**Exercise instructions**
In the material below, list every line carrying the string "matplotlib".

**Source material**
********

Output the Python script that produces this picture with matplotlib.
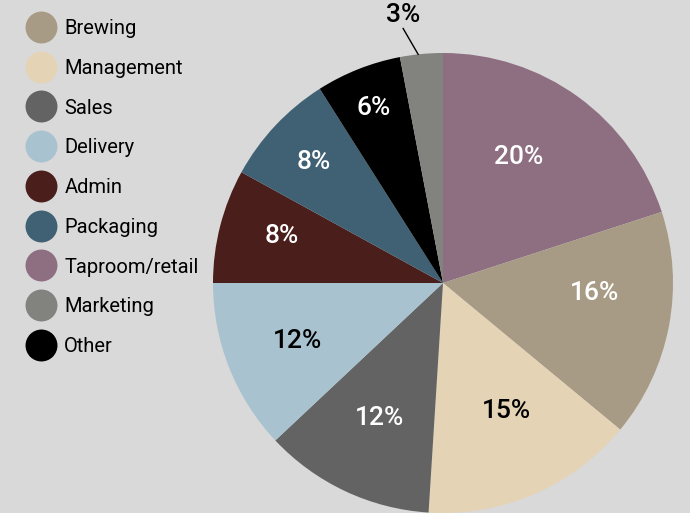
import numpy as np
import matplotlib
matplotlib.use("Agg")
import matplotlib.pyplot as plt
from matplotlib.lines import Line2D

plt.rcParams['font.family'] = ['Roboto', 'DejaVu Sans']

# slices, clockwise from 12 o'clock
labels = ['Taproom/retail', 'Brewing', 'Management', 'Sales', 'Delivery',
          'Admin', 'Packaging', 'Other', 'Marketing']
shares = [20, 16, 15, 12, 12, 8, 8, 6, 3]
colors = ['#8e6e81', '#a89b85', '#e5d3b5', '#636363', '#a9c2d0',
          '#4a1e1b', '#406173', '#000000', '#82827f']
text_colors = ['white', 'white', 'black', 'white', 'black',
               'white', 'white', 'white', 'black']
# label placement: radius (fraction of pie) and angular nudge (deg)
label_radius = [0.64, 0.66, 0.62, 0.65, 0.68, 0.73, 0.77, 0.82, 1.18]
label_shift = [5, 7, 3, 0, 0, -2, 0, 0, 3]

legend_order = ['Brewing', 'Management', 'Sales', 'Delivery', 'Admin',
                'Packaging', 'Taproom/retail', 'Marketing', 'Other']

bg = '#d9d9d9'
fig = plt.figure(figsize=(6.9, 5.13), dpi=100, facecolor=bg)
ax = fig.add_axes([213 / 690, 0, 460 / 690, 460 / 513])
ax.set_facecolor(bg)

wedges, _ = ax.pie(shares, colors=colors, startangle=90, counterclock=False,
                   radius=1.0, wedgeprops=dict(linewidth=0))

for w, s, tc, r, d in zip(wedges, shares, text_colors, label_radius, label_shift):
    mid = (w.theta1 + w.theta2) / 2
    a = np.deg2rad(mid + d)
    ax.text(r * np.cos(a), r * np.sin(a), f'{s}%', ha='center', va='center',
            color=tc, fontsize=19, fontweight='medium')
    if r > 1:
        a0, a1 = np.deg2rad(mid + 0.8), np.deg2rad(mid + 3.5)
        ax.plot([np.cos(a0), 1.12 * np.cos(a1)],
                [np.sin(a0), 1.12 * np.sin(a1)],
                color='black', lw=1, clip_on=False)

ax.set_xlim(-1, 1)
ax.set_ylim(-1, 1)
ax.set_aspect('equal')
ax.axis('off')

handles = [Line2D([], [], marker='o', linestyle='none', markersize=23,
                  markerfacecolor=colors[labels.index(l)], markeredgewidth=0)
           for l in legend_order]
fig.legend(handles, legend_order, loc='upper left',
           bbox_to_anchor=(19 / 690, 1 - 11 / 513), frameon=False,
           fontsize=14.5, labelspacing=1.03, handletextpad=0.45,
           handlelength=1.4, borderaxespad=0)

fig.savefig('out.png', dpi=100, facecolor=bg)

********

**Answer to this task**
Output the Python script that produces this picture with matplotlib.
import matplotlib
matplotlib.use("Agg")
import matplotlib.pyplot as plt
from matplotlib.lines import Line2D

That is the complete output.